Intact habitats on altitudinal gradients will become increasingly important under climate change because they help control erosion, regulate water flow and allow species to move upslope. In the African Great Lakes region, BirdLife Partners are conserving the most vulnerable sites across a landscape with an altitudinal gradient of over 1,000 m. Planned interventions will enhance the resilience of local communities to climate change and benefit wildlife.
Altitudinal gradients are particularly vulnerable to climatic events such as extreme rainfall and drought; often resulting in landslides, severe land erosion and the drying of important water sources for local communities, with poor farming practises exacerbating these threats. The Climate Resilient Altitudinal Gradients (CRAG) approach aims to alleviate these risks by integrating effective water management and ecosystem-based adaptation to climate change, which will help reduce soil erosion and pollution, whilst benefiting both people and nature.
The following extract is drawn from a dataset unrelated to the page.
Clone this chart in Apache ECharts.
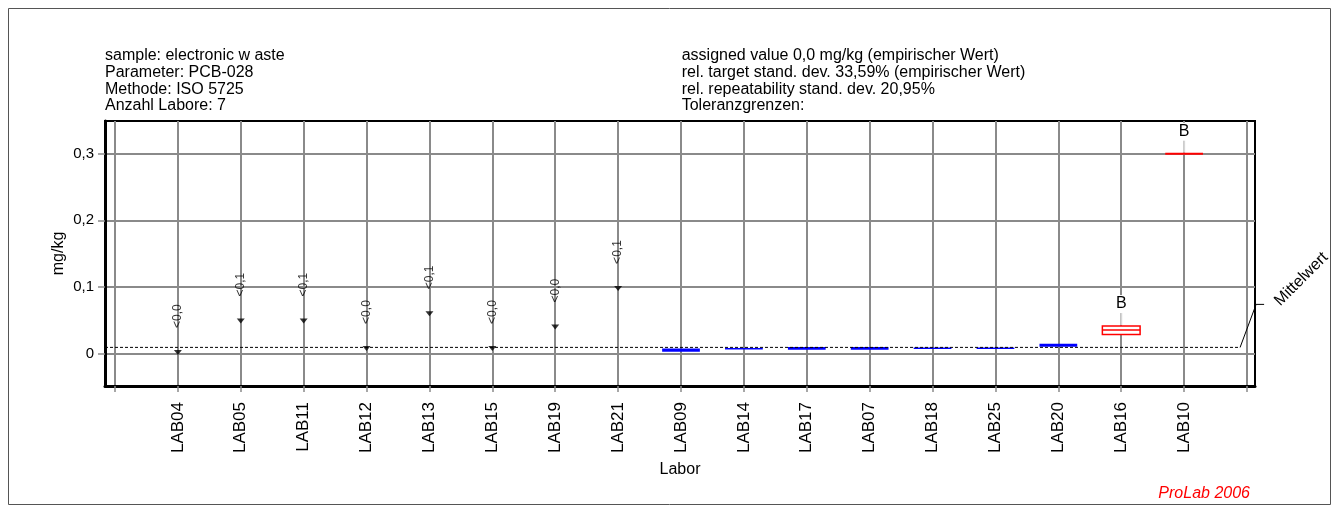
<!DOCTYPE html>
<html><head><meta charset="utf-8">
<script src="https://cdn.jsdelivr.net/npm/echarts@6/dist/echarts.min.js"></script>
<style>html,body{margin:0;padding:0;background:#fff}#c{width:1339px;height:513px}</style>
</head><body><div id="c"></div>
<script>
// ---- data ----
const labs = ['LAB04','LAB05','LAB11','LAB12','LAB13','LAB15','LAB19','LAB21','LAB09','LAB14','LAB17','LAB07','LAB18','LAB25','LAB20','LAB16','LAB10'];
// results below limit (first 8 labs)
const lodLabs = ['LAB04','LAB05','LAB11','LAB12','LAB13','LAB15','LAB19','LAB21'];
const lodValues = [0.002, 0.049, 0.049, 0.008, 0.060, 0.008, 0.040, 0.098];
const lodLabels = ['<0,0','<0,1','<0,1','<0,0','<0,1','<0,0','<0,0','<0,1'];
// box results
const boxLabs = ['LAB09','LAB14','LAB17','LAB07','LAB18','LAB25','LAB20','LAB16','LAB10'];
const boxLow  = [0.003, 0.007, 0.006, 0.006, 0.008, 0.008, 0.0105, 0.029, 0.300];
const boxHigh = [0.008, 0.0085, 0.010, 0.010, 0.0095, 0.0095, 0.015, 0.0415, 0.300];
const boxMid  = [0.0055, 0.0078, 0.008, 0.008, 0.0088, 0.0088, 0.0128, 0.0355, 0.300];
const boxOutlier = [0, 0, 0, 0, 0, 0, 0, 1, 1];
const boxFlags = ['', '', '', '', '', '', '', 'B', 'B'];
const meanValue = 0.0095;
const meanLabel = 'Mittelwert';
const yTicks = [0, 0.1, 0.2, 0.3];
const yTickLabels = ['0', '0,1', '0,2', '0,3'];
const headerLeft = ['sample: electronic w aste', 'Parameter: PCB-028', 'Methode: ISO 5725', 'Anzahl Labore: 7'];
const headerRight = ['assigned value 0,0 mg/kg (empirischer Wert)', 'rel. target stand. dev. 33,59% (empirischer Wert)', 'rel. repeatability stand. dev. 20,95%', 'Toleranzgrenzen:'];
const footer = 'ProLab 2006';

// ---- derived ----
const pos = name => labs.indexOf(name) + 1;
const xTickPos = [0].concat(labs.map((_, i) => i + 1), [labs.length + 1]);
const labPos = labs.map((_, i) => i + 1);
const FONT = '"Liberation Sans", Arial, sans-serif';
const GRID = '#8a8a8a';

const chart = echarts.init(document.getElementById('c'), null, {renderer: 'canvas'});

const boxData = boxLabs.map((l, i) => [pos(l), boxLow[i], boxHigh[i], boxMid[i], boxOutlier[i], i]);

const option = {
  animation: false,
  textStyle: {fontFamily: FONT},
  grid: {left: 105, right: 84, top: 121, bottom: 127, show: true, borderColor: '#000', borderWidth: 2, backgroundColor: 'transparent'},
  xAxis: {
    type: 'value', min: -0.159, max: 18.127,
    axisLine: {show: true, onZero: false, lineStyle: {color: '#000', width: 3}},
    axisTick: {show: true, customValues: xTickPos, length: 6, lineStyle: {color: GRID, width: 1.5}},
    splitLine: {show: true, lineStyle: {color: GRID, width: 2}},
    axisLabel: {customValues: labPos, formatter: v => labs[Math.round(v) - 1] || '', rotate: 90, fontSize: 17, color: '#000', margin: 16, fontFamily: FONT},
    name: 'Labor', nameLocation: 'middle', nameGap: 76, nameMoveOverlap: false,
    nameTextStyle: {fontSize: 16, color: '#000', fontFamily: FONT}
  },
  yAxis: {
    type: 'value', min: -0.0484, max: 0.349,
    axisLine: {show: true, onZero: false, lineStyle: {color: '#000', width: 3}},
    axisTick: {show: true, customValues: yTicks, length: 7, lineStyle: {color: GRID, width: 1.5}},
    splitLine: {show: true, lineStyle: {color: GRID, width: 2}},
    axisLabel: {customValues: yTicks, formatter: v => {
      const k = yTicks.findIndex(t => Math.abs(t - v) < 1e-9); return k >= 0 ? yTickLabels[k] : '';
    }, fontSize: 15, color: '#000', margin: 11, fontFamily: FONT},
    name: 'mg/kg', nameLocation: 'middle', nameRotate: 90, nameGap: 38, nameMoveOverlap: false,
    nameTextStyle: {fontSize: 16, color: '#000', fontFamily: FONT}
  },
  graphic: [
    {type: 'rect', silent: true, shape: {x: 8.5, y: 8.5, width: 1322, height: 496}, style: {fill: 'none', stroke: '#555', lineWidth: 1}, z: -10},
    {type: 'text', left: 105, top: 47.5, style: {text: headerLeft.join('\n'), font: '16px ' + FONT, lineHeight: 16.7, fill: '#000'}},
    {type: 'text', left: 681.7, top: 47.5, style: {text: headerRight.join('\n'), font: '16px ' + FONT, lineHeight: 16.7, fill: '#000'}},
    {type: 'text', right: 89, top: 486, style: {text: footer, font: 'italic 16px ' + FONT, fill: '#ff0000'}}
  ],
  series: [
    {
      type: 'custom', name: 'boxes', coordinateSystem: 'cartesian2d', clip: false, z: 3,
      data: boxData,
      renderItem: (params, api) => {
        const x = api.value(0), lo = api.value(1), hi = api.value(2), mid = api.value(3), out = api.value(4), idx = api.value(5);
        const pLo = api.coord([x, lo]), pHi = api.coord([x, hi]), pMid = api.coord([x, mid]);
        const w = api.size([0.6, 0])[0];
        const x0 = pLo[0] - w / 2;
        const children = [];
        if (!out) {
          children.push({type: 'rect', shape: {x: x0, y: pHi[1], width: w, height: Math.max(pLo[1] - pHi[1], 1.5)}, style: {fill: '#0000ff'}});
        } else {
          const top = pHi[1];
          const flag = boxFlags[idx];
          if (flag) {
            children.push({type: 'line', shape: {x1: pLo[0], y1: top - 1, x2: pLo[0], y2: top - 16}, style: {stroke: '#d6d6d6', lineWidth: 2}});
            children.push({type: 'text', style: {text: flag, x: pLo[0], y: top - 22, align: 'center', verticalAlign: 'middle', font: '16px ' + FONT, fill: '#000', backgroundColor: '#fff', padding: [1, 2]}});
          }
          if (pLo[1] - pHi[1] < 1) {
            children.push({type: 'line', shape: {x1: x0, y1: pMid[1], x2: x0 + w, y2: pMid[1]}, style: {stroke: '#ff0000', lineWidth: 2}});
          } else {
            children.push({type: 'rect', shape: {x: x0, y: pHi[1], width: w, height: pLo[1] - pHi[1]}, style: {fill: '#fff', stroke: '#ff0000', lineWidth: 1.5}});
            children.push({type: 'line', shape: {x1: x0, y1: pMid[1], x2: x0 + w, y2: pMid[1]}, style: {stroke: '#ff0000', lineWidth: 1.5}});
          }
        }
        return {type: 'group', children};
      }
    },
    {
      type: 'scatter', name: 'lod', z: 4,
      data: lodLabs.map((l, i) => [pos(l), lodValues[i]]),
      symbol: 'triangle', symbolRotate: 180, symbolSize: [8, 5],
      itemStyle: {color: '#000'},
      label: {show: true, formatter: p => lodLabels[p.dataIndex], position: 'top', distance: 22, rotate: 90,
        align: 'left', verticalAlign: 'middle', fontSize: 12, color: '#000', fontFamily: FONT}
    },
    {
      type: 'custom', name: 'mean', coordinateSystem: 'cartesian2d', clip: false, z: 5,
      data: [[17.89, meanValue]],
      renderItem: (params, api) => {
        const pe = api.coord([api.value(0), api.value(1)]);
        const left = params.coordSys.x;
        return {type: 'group', children: [
          {type: 'line', shape: {x1: left, y1: pe[1], x2: pe[0], y2: pe[1]}, style: {stroke: '#000', lineWidth: 1, lineDash: [3, 2]}},
          {type: 'polyline', shape: {points: [[pe[0], pe[1]], [pe[0] + 16, pe[1] - 43], [pe[0] + 24, pe[1] - 43]]}, style: {stroke: '#000', lineWidth: 1, fill: 'none'}},
          {type: 'text', x: pe[0] + 37, y: pe[1] - 44, rotation: Math.PI / 4, style: {text: meanLabel, x: 0, y: 0, align: 'left', verticalAlign: 'middle', font: '16px ' + FONT, fill: '#000'}}
        ]};
      }
    }
  ]
};
chart.setOption(option);
</script>
</body></html>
The Lake Kivu Basin and Rusizi River Catchment altitudinal gradient has been identified as a priority area to test the CRAG approach as it is made up of nine terrestrial and four freshwater Key Biodiversity Areas (KBASs). For the approach to be effective in tackling topics from conservation, energy provision, soil erosion, transport, human health and climate regulation, a large range of stakeholders will need to be involved.
To realise the projects potential, piloting will occur at the three most climate vulnerable sites in the Lake Kivu Basin and Rusizi River Catchment area. Networks of local communities will work with government agencies, authorities and NGOs in a participatory process to develop plans for the regions to make the altitudinal gradients more climate resilient for the benefit of both communities and wildlife.